Dokładnie tak jak w moim życiu. Ja wciąż jestem przy nim…tylko mam wrażenie że brak we mnie już emocji….uczuć….I brak .. nadziei …że to kiedyś się skończy. Boję się …Ale wciąż jestem .. bo może to ostatni raz…
Tez to znam
Skończy się jak się zapije, tylko przed tym zniszczy Ciebie
Nie to nie jej wina i powinna pogonić go jak najszybciej.
Po 23 latach odeszłam od takiego męża, była to najlepsza decyzja w moim życiu. Życie jest jedno i warto walczyć o siebie by być szczęśliwą!
Nie mam dokąd odejść. 30 lat trwam w tym zwiazku. Wiem ze sama sobie robie krzywde. Zylam zawsze dla dzieci. Ale co ze mna
A ja walczyłam i wygraliśmy. Jestem bardzo szczęśliwa, bo było warto.
Ja też po 23 latach odeszlam,teraz wiem że żyje i dotarło do mnie że trzeba było to zrobić dużo wcześniej…drogie Panie nie czekajcie aż mąż się zmieni bo to nigdy się nie wydarzy…trzeba ratować siebie
Ja odeszłam po 27 latach . Straciłam dzieci i prawie całą rodzinę . Ukrywałam przed wszystkimi , jaki on jest naprawdę,nawet przed dziećmi , bo się wstydziłam. Chlał piwsko ,zdradzał , sikał do szafy jak się opił . Na samą myśl mi się na wymioty zbiera . A potem rano przepraszał. A ja ciągle wierzyłam ,że się zmieni . I się zmienił dla innej … Czy było warto ? Tak było teraz żyję w spokoju w związku partnerskim . Wiem ole straciłam lat łudząc się obietnicami bez pokrycia.
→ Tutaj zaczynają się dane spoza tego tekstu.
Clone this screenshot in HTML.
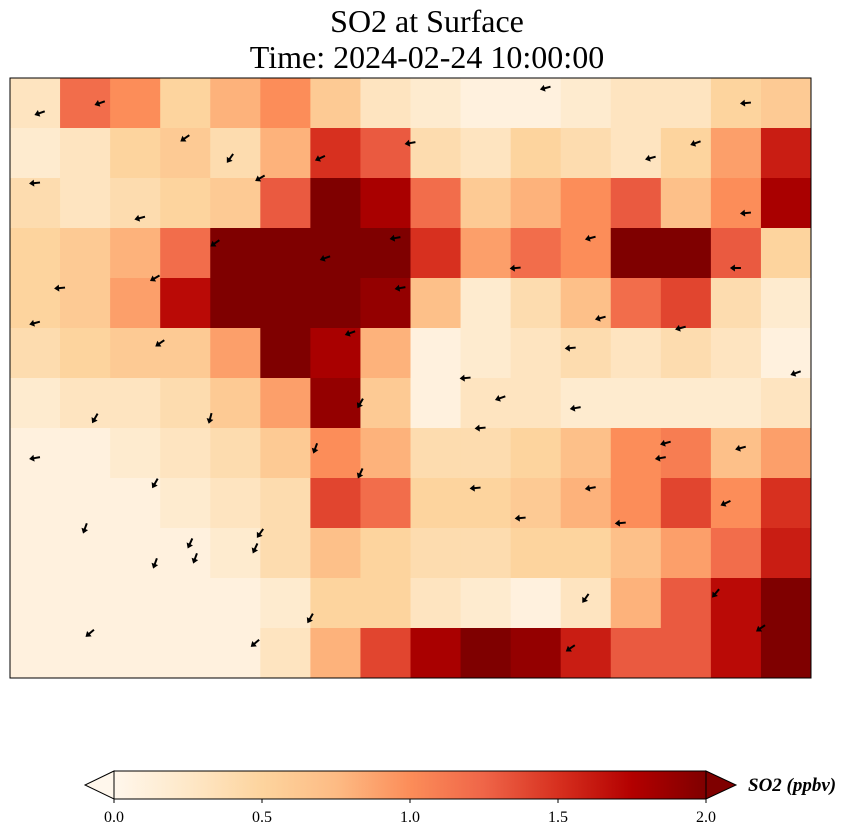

Teraz stoję mocno na nogach i mam wspaniałe oparcie w moim partnerze .
Odeszlam po 23 latach i byla to najlepsza decyzja. Teraz jest mi bardzo ciezko ale mam spokoj i klade sie spac nie bojąc się. Czekam na rozwod.
Ja przeżywam teraz to samo… Kolejny raz mnie zawiódł… Który to raz składa obietnice bez pokrycia.. Nie zliczę… Nie przyjechał z pracy na Wigilię… Niby wszystko było już załatwienie, był bilet, był spakowany… Czekałam… A dla niego kolejny raz ważniejsza była wódka. Kolejny raz z nią przegrałam….. ALE OSTATNI!!!!!!!!!
Koniec tego już za wiele….
Postawiłam warónek albo życie ze mną albo z wódką
Nie ugnę się… Za moje stracone nerwy, za moje łzy…. Nie albo zacznie się leczyć albo z nami koniec…
Zrobiłam sobie listę za i przeciw , więcej jest na nie… I tego będę się trzymać!!!!!!!!!